「奴隷船」に乗って国境越え

「奴隷船」に乗って国境越え

 エジプトとスーダンは大部分が陸地で繋がっているにも関わらず、両国の国境をまたぐ道路は存在していない。従ってエジプトからスーダンへ陸路で入国する手段はフェリーに限られる。(*2014年1月現在)

 このフェリー、週に1本しか運航しないために激しい需要過多の状態で、運航の度に国境を行き来する人々が船の許容量を超えて乗り込む。彼らの多くが国境を越えて商売を行う商人のため、通常の身の回り品に加えて大量の食料品や生活雑貨、電化製品などが船に詰め込まれる。

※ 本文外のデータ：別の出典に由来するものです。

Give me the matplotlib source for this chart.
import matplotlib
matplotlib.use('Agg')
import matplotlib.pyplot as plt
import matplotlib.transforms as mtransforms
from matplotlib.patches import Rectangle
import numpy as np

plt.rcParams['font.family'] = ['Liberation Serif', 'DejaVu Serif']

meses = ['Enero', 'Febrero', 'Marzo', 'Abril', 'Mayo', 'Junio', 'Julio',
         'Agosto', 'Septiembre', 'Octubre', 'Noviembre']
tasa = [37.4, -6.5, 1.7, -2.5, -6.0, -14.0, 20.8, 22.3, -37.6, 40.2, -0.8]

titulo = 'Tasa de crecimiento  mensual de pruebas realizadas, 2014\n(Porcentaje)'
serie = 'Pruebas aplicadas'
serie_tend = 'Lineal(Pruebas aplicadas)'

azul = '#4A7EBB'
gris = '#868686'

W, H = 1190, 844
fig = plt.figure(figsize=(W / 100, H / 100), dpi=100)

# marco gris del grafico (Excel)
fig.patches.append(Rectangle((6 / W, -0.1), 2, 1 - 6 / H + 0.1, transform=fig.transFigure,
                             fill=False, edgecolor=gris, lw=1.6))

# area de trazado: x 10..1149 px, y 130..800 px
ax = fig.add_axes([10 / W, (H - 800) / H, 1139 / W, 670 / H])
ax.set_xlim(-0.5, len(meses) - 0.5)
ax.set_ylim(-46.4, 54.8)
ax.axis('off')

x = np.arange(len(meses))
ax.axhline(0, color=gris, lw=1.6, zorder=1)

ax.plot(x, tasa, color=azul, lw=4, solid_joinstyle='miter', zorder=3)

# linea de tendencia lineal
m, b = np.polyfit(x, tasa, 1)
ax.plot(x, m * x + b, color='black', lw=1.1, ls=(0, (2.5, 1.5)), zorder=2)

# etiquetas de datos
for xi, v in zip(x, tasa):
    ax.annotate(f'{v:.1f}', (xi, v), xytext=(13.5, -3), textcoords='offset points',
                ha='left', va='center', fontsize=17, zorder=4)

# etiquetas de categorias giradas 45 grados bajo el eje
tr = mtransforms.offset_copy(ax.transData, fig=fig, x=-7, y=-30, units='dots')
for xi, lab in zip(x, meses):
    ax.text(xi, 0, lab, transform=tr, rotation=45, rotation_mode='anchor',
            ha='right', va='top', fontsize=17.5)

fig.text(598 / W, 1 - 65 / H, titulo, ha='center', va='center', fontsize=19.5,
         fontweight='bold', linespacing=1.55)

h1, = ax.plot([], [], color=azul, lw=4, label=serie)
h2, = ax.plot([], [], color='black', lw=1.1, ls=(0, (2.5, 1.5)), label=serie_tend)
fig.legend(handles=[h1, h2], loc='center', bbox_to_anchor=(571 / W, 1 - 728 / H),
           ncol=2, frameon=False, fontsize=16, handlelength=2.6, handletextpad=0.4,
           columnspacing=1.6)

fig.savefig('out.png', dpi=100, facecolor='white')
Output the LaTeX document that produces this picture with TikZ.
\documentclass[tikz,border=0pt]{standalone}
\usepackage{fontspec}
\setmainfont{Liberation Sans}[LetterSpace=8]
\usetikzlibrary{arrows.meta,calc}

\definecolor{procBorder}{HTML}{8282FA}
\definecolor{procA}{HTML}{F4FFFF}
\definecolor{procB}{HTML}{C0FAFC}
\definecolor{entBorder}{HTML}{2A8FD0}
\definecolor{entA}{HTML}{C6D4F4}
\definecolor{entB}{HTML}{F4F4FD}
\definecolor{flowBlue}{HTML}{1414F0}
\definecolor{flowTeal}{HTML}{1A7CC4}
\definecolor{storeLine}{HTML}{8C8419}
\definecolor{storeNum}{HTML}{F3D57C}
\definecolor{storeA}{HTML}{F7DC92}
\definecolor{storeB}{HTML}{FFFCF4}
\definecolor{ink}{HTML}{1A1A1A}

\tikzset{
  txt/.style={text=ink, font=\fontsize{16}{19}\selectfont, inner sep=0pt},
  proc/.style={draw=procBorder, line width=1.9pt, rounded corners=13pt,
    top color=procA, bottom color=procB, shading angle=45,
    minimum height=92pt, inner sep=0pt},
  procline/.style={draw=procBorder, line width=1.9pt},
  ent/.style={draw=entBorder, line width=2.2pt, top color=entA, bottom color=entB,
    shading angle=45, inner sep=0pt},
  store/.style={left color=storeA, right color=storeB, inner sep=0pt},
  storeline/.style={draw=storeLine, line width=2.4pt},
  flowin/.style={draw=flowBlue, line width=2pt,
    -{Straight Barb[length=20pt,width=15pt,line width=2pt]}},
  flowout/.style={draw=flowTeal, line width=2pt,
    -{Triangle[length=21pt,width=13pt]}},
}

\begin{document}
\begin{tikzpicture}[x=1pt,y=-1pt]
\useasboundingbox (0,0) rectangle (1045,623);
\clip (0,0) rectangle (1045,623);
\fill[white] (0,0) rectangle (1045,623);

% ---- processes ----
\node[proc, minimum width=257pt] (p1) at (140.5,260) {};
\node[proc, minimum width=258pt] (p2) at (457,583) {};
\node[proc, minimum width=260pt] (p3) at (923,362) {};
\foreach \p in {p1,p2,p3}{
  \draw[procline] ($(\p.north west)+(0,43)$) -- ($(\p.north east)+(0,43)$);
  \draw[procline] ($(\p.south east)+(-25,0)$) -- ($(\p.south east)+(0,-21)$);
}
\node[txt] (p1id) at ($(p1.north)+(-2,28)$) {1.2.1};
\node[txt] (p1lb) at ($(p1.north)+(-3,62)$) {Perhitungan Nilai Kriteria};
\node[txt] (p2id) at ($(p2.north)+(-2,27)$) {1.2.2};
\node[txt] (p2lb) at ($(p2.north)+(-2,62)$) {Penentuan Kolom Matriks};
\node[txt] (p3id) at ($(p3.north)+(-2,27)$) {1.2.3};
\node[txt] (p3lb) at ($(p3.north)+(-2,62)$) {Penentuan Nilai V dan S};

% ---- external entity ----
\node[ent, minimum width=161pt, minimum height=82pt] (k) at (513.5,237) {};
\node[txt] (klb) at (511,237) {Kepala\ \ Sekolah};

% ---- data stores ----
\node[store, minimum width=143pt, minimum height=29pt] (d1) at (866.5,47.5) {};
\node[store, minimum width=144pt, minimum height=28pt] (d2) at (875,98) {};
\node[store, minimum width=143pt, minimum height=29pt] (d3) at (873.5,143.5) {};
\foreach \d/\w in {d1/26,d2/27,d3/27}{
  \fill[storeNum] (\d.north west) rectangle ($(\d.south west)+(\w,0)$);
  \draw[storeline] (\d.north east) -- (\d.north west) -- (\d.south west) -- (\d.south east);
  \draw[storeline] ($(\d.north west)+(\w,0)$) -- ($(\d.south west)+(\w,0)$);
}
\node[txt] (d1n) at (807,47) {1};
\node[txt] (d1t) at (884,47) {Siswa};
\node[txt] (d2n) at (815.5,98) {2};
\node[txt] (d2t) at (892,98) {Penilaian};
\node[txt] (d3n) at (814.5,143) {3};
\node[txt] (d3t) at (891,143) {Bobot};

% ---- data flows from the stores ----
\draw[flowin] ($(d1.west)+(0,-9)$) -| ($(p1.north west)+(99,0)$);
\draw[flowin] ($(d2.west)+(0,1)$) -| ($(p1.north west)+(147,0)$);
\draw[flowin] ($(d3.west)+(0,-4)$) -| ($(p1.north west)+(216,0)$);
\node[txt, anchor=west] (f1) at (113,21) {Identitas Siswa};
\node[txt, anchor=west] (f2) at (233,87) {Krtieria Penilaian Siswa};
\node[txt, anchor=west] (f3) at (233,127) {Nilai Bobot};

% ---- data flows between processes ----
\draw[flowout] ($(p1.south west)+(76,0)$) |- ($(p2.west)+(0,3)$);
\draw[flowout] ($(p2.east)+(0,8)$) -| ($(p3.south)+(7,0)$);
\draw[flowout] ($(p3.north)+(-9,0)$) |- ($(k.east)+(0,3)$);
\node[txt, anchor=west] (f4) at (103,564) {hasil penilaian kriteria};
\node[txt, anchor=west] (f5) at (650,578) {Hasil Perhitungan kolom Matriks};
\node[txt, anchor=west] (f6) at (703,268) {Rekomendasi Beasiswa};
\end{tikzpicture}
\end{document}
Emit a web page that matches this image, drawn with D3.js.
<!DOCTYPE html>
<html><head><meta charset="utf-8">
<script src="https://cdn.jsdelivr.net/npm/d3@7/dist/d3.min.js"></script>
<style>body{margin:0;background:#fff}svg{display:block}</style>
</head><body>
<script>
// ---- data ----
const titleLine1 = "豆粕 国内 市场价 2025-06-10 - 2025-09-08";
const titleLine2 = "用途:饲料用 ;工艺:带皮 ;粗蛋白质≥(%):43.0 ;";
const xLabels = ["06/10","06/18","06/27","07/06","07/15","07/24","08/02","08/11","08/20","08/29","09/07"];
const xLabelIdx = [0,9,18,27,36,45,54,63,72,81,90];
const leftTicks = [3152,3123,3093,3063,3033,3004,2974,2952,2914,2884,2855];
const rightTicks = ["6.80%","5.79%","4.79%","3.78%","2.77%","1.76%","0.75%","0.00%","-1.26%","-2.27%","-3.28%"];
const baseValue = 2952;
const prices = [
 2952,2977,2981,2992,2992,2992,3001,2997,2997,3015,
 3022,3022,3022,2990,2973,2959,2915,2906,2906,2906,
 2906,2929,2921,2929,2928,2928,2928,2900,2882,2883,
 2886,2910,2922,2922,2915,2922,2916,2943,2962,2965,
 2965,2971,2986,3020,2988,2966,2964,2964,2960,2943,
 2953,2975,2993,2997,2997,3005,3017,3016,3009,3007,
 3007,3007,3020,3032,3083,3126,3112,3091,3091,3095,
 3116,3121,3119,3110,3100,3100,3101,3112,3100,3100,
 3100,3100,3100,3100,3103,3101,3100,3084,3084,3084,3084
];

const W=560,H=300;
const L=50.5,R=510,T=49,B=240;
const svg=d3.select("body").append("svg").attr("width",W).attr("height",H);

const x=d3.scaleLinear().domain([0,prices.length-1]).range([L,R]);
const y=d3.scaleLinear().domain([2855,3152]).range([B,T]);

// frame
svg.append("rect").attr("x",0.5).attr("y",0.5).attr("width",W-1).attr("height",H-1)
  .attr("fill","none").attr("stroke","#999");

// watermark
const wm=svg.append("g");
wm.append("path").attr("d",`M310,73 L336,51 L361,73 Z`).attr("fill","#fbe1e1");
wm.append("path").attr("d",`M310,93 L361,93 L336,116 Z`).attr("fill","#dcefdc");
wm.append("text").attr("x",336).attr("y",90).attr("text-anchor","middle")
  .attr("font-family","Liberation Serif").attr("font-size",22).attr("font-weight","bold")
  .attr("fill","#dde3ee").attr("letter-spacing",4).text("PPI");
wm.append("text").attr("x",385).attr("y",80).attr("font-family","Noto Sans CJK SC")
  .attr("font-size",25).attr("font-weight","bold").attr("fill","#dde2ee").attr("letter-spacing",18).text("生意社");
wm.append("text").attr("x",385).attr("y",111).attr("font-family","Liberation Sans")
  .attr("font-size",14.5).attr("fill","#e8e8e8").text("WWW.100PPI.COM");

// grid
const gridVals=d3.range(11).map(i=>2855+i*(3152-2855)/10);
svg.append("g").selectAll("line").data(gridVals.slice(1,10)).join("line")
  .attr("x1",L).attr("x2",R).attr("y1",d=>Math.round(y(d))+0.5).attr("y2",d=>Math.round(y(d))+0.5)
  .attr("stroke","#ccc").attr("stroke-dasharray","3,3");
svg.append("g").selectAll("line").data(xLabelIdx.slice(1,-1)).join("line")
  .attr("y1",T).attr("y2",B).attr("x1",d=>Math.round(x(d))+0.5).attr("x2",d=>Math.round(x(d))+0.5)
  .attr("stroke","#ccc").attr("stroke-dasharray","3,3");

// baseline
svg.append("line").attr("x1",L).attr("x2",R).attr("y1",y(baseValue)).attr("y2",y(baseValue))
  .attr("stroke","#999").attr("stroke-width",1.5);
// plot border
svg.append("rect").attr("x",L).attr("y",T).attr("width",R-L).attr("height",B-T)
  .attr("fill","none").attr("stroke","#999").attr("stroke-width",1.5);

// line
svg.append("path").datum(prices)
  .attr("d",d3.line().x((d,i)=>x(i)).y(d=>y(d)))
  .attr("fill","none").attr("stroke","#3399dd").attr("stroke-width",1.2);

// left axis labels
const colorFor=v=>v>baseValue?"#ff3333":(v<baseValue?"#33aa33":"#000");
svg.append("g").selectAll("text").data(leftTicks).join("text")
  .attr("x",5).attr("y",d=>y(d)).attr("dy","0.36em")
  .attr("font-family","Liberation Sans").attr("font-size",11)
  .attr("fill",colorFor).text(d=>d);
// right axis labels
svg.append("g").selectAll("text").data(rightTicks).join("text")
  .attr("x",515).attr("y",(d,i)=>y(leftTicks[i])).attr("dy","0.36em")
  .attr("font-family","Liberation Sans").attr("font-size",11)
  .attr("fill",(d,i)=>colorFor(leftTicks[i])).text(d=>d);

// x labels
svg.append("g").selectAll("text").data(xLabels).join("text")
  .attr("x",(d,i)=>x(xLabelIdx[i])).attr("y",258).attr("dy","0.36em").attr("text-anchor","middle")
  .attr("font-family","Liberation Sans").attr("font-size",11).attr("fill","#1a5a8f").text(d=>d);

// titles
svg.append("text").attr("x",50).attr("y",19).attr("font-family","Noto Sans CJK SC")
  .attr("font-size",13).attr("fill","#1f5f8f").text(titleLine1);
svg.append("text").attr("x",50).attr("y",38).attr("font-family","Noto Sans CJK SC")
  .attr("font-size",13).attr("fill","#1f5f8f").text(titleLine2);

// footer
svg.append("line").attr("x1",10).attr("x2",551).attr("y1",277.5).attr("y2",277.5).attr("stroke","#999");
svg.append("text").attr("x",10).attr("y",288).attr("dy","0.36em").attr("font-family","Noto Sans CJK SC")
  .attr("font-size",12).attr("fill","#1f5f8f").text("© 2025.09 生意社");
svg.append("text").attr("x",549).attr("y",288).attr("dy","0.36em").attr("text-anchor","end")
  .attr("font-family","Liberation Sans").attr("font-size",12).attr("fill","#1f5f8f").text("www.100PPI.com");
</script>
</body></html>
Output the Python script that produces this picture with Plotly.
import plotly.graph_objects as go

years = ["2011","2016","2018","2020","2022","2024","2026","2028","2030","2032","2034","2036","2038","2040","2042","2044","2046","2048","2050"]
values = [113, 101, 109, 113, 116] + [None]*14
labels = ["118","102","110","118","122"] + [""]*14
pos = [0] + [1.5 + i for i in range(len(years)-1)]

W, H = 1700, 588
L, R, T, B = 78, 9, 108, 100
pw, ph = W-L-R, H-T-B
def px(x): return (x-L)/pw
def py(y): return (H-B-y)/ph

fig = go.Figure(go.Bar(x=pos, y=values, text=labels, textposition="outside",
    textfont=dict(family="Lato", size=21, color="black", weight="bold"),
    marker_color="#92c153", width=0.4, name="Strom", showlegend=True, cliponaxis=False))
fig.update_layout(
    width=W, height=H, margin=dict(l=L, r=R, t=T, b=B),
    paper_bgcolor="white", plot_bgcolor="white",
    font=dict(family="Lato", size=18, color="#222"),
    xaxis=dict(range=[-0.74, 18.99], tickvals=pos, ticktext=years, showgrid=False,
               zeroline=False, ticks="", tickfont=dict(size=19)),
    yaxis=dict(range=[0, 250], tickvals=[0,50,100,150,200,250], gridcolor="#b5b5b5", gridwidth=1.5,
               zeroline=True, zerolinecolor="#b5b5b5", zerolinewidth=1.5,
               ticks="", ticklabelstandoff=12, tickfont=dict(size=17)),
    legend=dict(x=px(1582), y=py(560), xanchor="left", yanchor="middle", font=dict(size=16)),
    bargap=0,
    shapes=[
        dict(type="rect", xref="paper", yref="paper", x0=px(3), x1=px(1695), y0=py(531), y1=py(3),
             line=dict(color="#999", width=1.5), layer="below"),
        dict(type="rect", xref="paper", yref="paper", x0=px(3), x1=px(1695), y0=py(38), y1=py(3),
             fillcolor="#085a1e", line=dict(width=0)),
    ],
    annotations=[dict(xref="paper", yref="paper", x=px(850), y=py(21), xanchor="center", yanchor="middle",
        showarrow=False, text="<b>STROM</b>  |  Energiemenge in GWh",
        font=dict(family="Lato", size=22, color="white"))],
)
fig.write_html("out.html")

 客室や座席も一応用意されてはいるものの、それを遥かに上回る数の人が乗船するため、「人がいるべき場所」に陣を取ることができる人は極僅かであり、多くの人が座る場所も眠る場所も荷物と同様に甲板の上となる。当然そこに雨風を凌ぐものは一切ないため、17時半の出航にも関わらず早朝から客室という唯一の逃げ場をめぐる熾烈なポジション争いが繰り広げられる。しかし、フェリー出港当日にやっとスーダンビザが発給され、出航間際にフェリーに乗り込んだ僕に、横になって眠れるだけのスペースなど当然ない。中央線の通勤ラッシュを超える圧迫感で何もできないまま押し込まれ、甲板の片隅で人ひとり分のスペースすら確保できずに貴重品バッグを抱え眠れぬ夜を過ごした。

 このカオスさと過酷さからこの国境越えのフェリーは「奴隷船」と称され旅行者に恐れられている。